ABSTRACT

The myth of the unicorn is primarily represented by 'La Dame à la Licorne', an image was popularized iconographically, particularly by that late representation, the result of a long process of evolution, the tapestry in the Cluny Museum collection. It is also the story of the capture of an elusive and inaccessible wild animal which is timid rather than fierce, and which can only be pacified by a young maiden. Since it is reduced to this single event, the legend is surprisingly devoid of incident. However, it does have extremely strong powers of suggestion due to the ambiguities that it has contained from the outset; these increase in proportion to the number of literary and artistic adaptations as well as equivalent versions in heraldry, alchemy and occultism.

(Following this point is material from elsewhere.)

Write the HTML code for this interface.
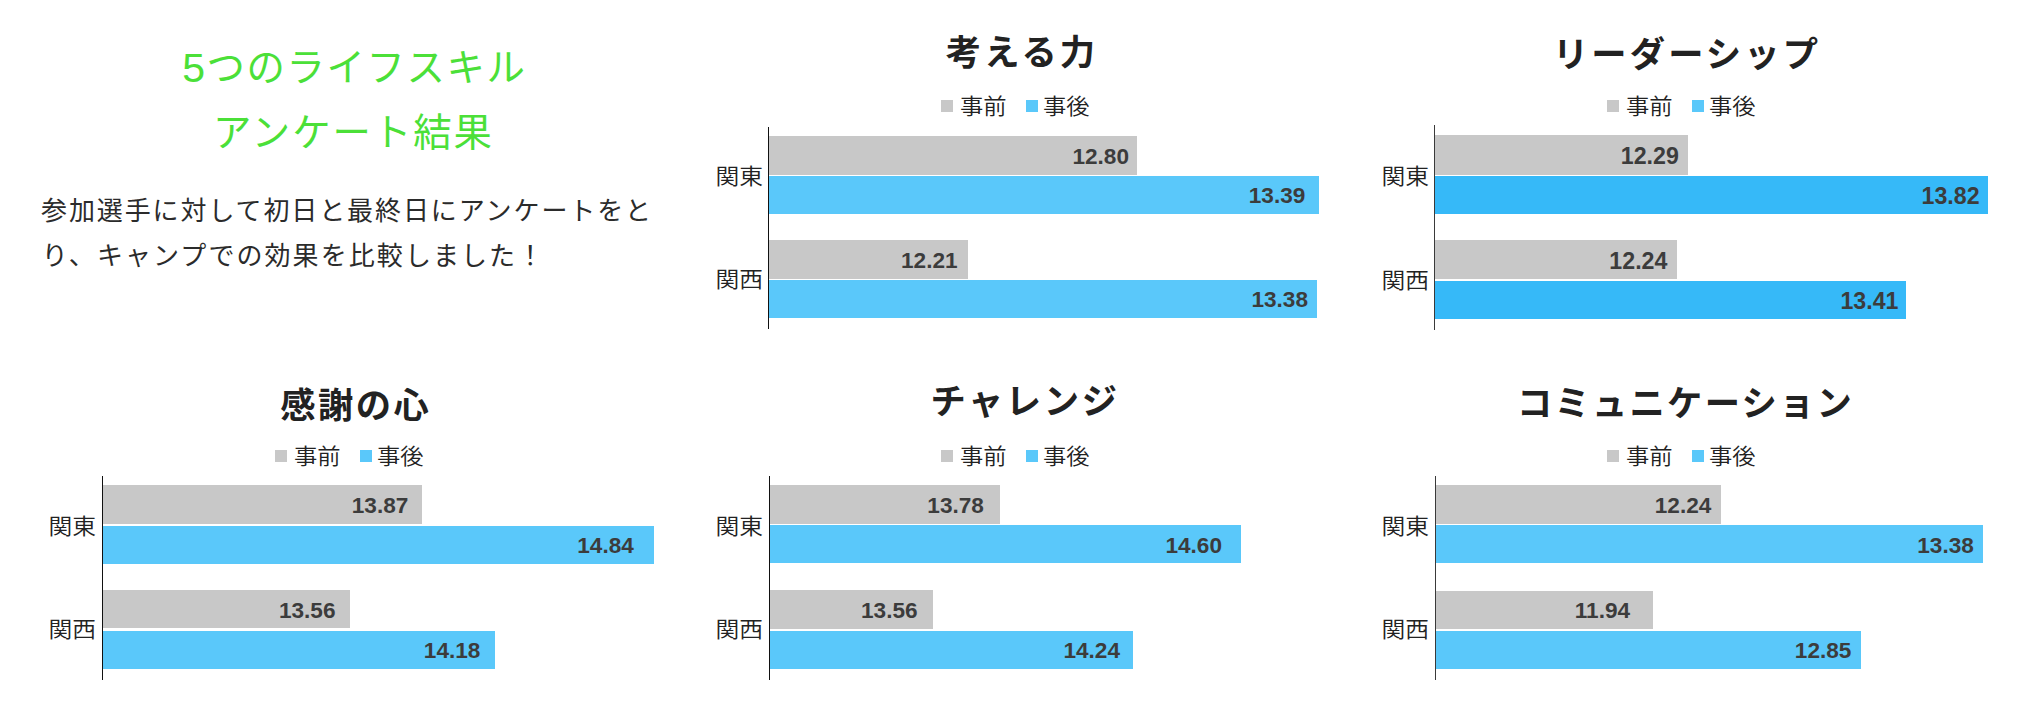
<!DOCTYPE html>
<html lang="ja"><head><meta charset="utf-8"><title>5つのライフスキル アンケート結果</title>
<style>
html,body{margin:0;padding:0;background:#fff;}
body{width:2034px;height:706px;position:relative;overflow:hidden;font-family:"Liberation Sans","Noto Sans CJK JP",sans-serif;}
.abs{position:absolute;white-space:nowrap;}
.h1{left:54px;width:600px;text-align:center;color:#4be038;font-size:38.4px;font-weight:400;line-height:65px;letter-spacing:1.6px;font-family:"Liberation Sans","Noto Sans CJK JP",sans-serif;}
.p{left:41px;color:#2b2b2b;font-size:26px;font-weight:400;line-height:45px;height:45px;letter-spacing:1.9px;font-family:"Liberation Sans","Noto Sans CJK JP",sans-serif;}
.t{color:#222;font-size:35.3px;font-weight:700;letter-spacing:3.1px;line-height:50px;height:50px;text-align:center;width:500px;font-family:"Liberation Sans","Noto Sans CJK JP",sans-serif;}
.lg{font-size:22px;line-height:30px;height:30px;color:#222;font-weight:350;letter-spacing:0px;transform:scaleX(1.06);transform-origin:0 50%;font-family:"Liberation Sans","Noto Sans CJK JP",sans-serif;}
.sq{width:12px;height:12px;}
.cat{font-size:22px;line-height:30px;height:30px;color:#222;font-weight:350;letter-spacing:0px;transform:scaleX(1.08);transform-origin:100% 50%;text-align:right;width:80px;font-family:"Liberation Sans","Noto Sans CJK JP",sans-serif;}
.ax{width:1px;background:#111;}
.v{font-family:"Liberation Sans",sans-serif;font-weight:700;font-size:22.6px;line-height:26px;height:26px;color:#3c3c3c;text-align:right;width:90px;}
</style></head><body>
<div class="abs h1" style="top:35.4px;left:54.3px"><span style="font-size:41px;position:relative;top:0.8px;line-height:1px">5</span>つのライフスキル</div>
<div class="abs h1" style="top:100.4px;letter-spacing:1.95px;left:53.5px">アンケート結果</div>
<div class="abs p" style="top:188.6px">参加選手に対して初日と最終日にアンケートをと</div>
<div class="abs p" style="top:233.6px;left:41.8px;letter-spacing:2.07px">り、キャンプでの効果を比較しました！</div>

<div class="abs t" style="left:772.0px;top:27.9px;letter-spacing:3.1px">考える力</div>
<div class="abs sq" style="left:941px;top:100px;background:#c8c8c8"></div>
<div class="abs lg" style="left:960px;top:92px">事前</div>
<div class="abs sq" style="left:1026px;top:100px;background:#5ac8fa"></div>
<div class="abs lg" style="left:1042.8px;top:92px">事後</div>
<div class="abs ax" style="left:768px;top:127px;height:202px"></div>
<div class="abs" style="left:769px;top:136px;width:368px;height:39px;background:#c8c8c8"></div>
<div class="abs v" style="left:1039px;top:143.7px">12.80</div>
<div class="abs" style="left:769px;top:176.3px;width:550px;height:37.3px;background:#5ac8fa"></div>
<div class="abs v" style="left:1215.3px;top:182.9px">13.39</div>
<div class="abs" style="left:769px;top:240px;width:199px;height:38.6px;background:#c8c8c8"></div>
<div class="abs v" style="left:867.6px;top:248.2px">12.21</div>
<div class="abs" style="left:769px;top:280.2px;width:548px;height:37.4px;background:#5ac8fa"></div>
<div class="abs v" style="left:1218px;top:287.2px">13.38</div>
<div class="abs cat" style="left:683.0px;top:161.6px">関東</div>
<div class="abs cat" style="left:683.0px;top:265.4px">関西</div>
<div class="abs t" style="left:1437.0px;top:30.3px;letter-spacing:3.1px">リーダーシップ</div>
<div class="abs sq" style="left:1607px;top:100px;background:#c8c8c8"></div>
<div class="abs lg" style="left:1626px;top:92px">事前</div>
<div class="abs sq" style="left:1692px;top:100px;background:#5ac8fa"></div>
<div class="abs lg" style="left:1708.8px;top:92px">事後</div>
<div class="abs ax" style="left:1434px;top:125px;height:205px;background:#3a3a3a"></div>
<div class="abs" style="left:1435px;top:135px;width:253px;height:40px;background:#c8c8c8"></div>
<div class="abs v" style="left:1588.8px;top:142.8px;font-size:23.2px">12.29</div>
<div class="abs" style="left:1435px;top:176px;width:553px;height:37.6px;background:#36b9f8"></div>
<div class="abs v" style="left:1889.6px;top:183.2px;font-size:23.2px">13.82</div>
<div class="abs" style="left:1435px;top:240.3px;width:242px;height:39.2px;background:#c8c8c8"></div>
<div class="abs v" style="left:1577.4px;top:247.8px;font-size:23.2px">12.24</div>
<div class="abs" style="left:1435px;top:281px;width:471px;height:37.5px;background:#36b9f8"></div>
<div class="abs v" style="left:1808.5px;top:287.5px;font-size:23.2px">13.41</div>
<div class="abs cat" style="left:1348.8px;top:162.0px">関東</div>
<div class="abs cat" style="left:1348.8px;top:266.0px">関西</div>
<div class="abs t" style="left:105.8px;top:380.5px;letter-spacing:2.5px">感謝の心</div>
<div class="abs sq" style="left:275px;top:450px;background:#c8c8c8"></div>
<div class="abs lg" style="left:294px;top:442px">事前</div>
<div class="abs sq" style="left:360px;top:450px;background:#5ac8fa"></div>
<div class="abs lg" style="left:376.8px;top:442px">事後</div>
<div class="abs ax" style="left:102px;top:476px;height:203.5px"></div>
<div class="abs" style="left:103px;top:485px;width:319px;height:38.6px;background:#c8c8c8"></div>
<div class="abs v" style="left:318.3px;top:493.0px">13.87</div>
<div class="abs" style="left:103px;top:525.6px;width:551px;height:38.1px;background:#5ac8fa"></div>
<div class="abs v" style="left:543.8px;top:533.4px">14.84</div>
<div class="abs" style="left:103px;top:590px;width:247px;height:38.3px;background:#c8c8c8"></div>
<div class="abs v" style="left:245.5px;top:598.2px">13.56</div>
<div class="abs" style="left:103px;top:630.7px;width:392px;height:38.1px;background:#5ac8fa"></div>
<div class="abs v" style="left:390.4px;top:638.2px">14.18</div>
<div class="abs cat" style="left:15.8px;top:511.9px">関東</div>
<div class="abs cat" style="left:15.8px;top:615.4px">関西</div>
<div class="abs t" style="left:775.0px;top:376.9px;letter-spacing:2.6px">チャレンジ</div>
<div class="abs sq" style="left:941px;top:450px;background:#c8c8c8"></div>
<div class="abs lg" style="left:960px;top:442px">事前</div>
<div class="abs sq" style="left:1026px;top:450px;background:#5ac8fa"></div>
<div class="abs lg" style="left:1042.8px;top:442px">事後</div>
<div class="abs ax" style="left:768.5px;top:476px;height:203.5px"></div>
<div class="abs" style="left:769.5px;top:485px;width:230.5px;height:38.6px;background:#c8c8c8"></div>
<div class="abs v" style="left:893.9px;top:492.6px">13.78</div>
<div class="abs" style="left:769.5px;top:525.3px;width:471.5px;height:37.5px;background:#5ac8fa"></div>
<div class="abs v" style="left:1132px;top:532.8px">14.60</div>
<div class="abs" style="left:769.5px;top:590px;width:163.5px;height:38.6px;background:#c8c8c8"></div>
<div class="abs v" style="left:827.6px;top:598.2px">13.56</div>
<div class="abs" style="left:769.5px;top:630.7px;width:363.1px;height:38.1px;background:#5ac8fa"></div>
<div class="abs v" style="left:1030px;top:638.2px">14.24</div>
<div class="abs cat" style="left:683.3px;top:511.9px">関東</div>
<div class="abs cat" style="left:683.3px;top:615.4px">関西</div>
<div class="abs t" style="left:1435.5px;top:379.1px;letter-spacing:2.25px">コミュニケーション</div>
<div class="abs sq" style="left:1607px;top:450px;background:#c8c8c8"></div>
<div class="abs lg" style="left:1626px;top:442px">事前</div>
<div class="abs sq" style="left:1692px;top:450px;background:#5ac8fa"></div>
<div class="abs lg" style="left:1708.8px;top:442px">事後</div>
<div class="abs ax" style="left:1434.5px;top:476px;height:203.70000000000005px;background:#3a3a3a"></div>
<div class="abs" style="left:1435.5px;top:485px;width:285.5px;height:38.6px;background:#c8c8c8"></div>
<div class="abs v" style="left:1621.3px;top:492.6px">12.24</div>
<div class="abs" style="left:1435.5px;top:525.3px;width:547.5px;height:37.5px;background:#5ac8fa"></div>
<div class="abs v" style="left:1883.8px;top:532.8px">13.38</div>
<div class="abs" style="left:1435.5px;top:591.2px;width:217.5px;height:38.1px;background:#c8c8c8"></div>
<div class="abs v" style="left:1540.1px;top:597.5px">11.94</div>
<div class="abs" style="left:1435.5px;top:631px;width:425.5px;height:37.8px;background:#5ac8fa"></div>
<div class="abs v" style="left:1761.4px;top:638.2px">12.85</div>
<div class="abs cat" style="left:1348.8px;top:511.9px">関東</div>
<div class="abs cat" style="left:1348.8px;top:615.4px">関西</div>
</body></html>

A changing and symbolic tale, often far-removed from the original image, has been woven around the unicorn. The common factor in its development is found in the chapter devoted to this (and many other animals) in the Bestiaires du Moyen Age, where the hunting of the unicorn is used to support a Christological interpretation, and the myth seems merely to serve as a vehicle for a more profound meaning. In other words, it provides an agreeable form of presentation for a deeper significance which constitutes its true function. There was a brief stable period occurring on the literary fringes during which the creature was associated with encyclopaedic texts and characterized by the ideological and formal influence of the Biblical interpretation. The appearance in literature of the unicorn as a metaphor for the snares of love and then as a familiar spirit, the antithesis and the complement of the lion, is a reinterpretation of the early theme, which was purely religious.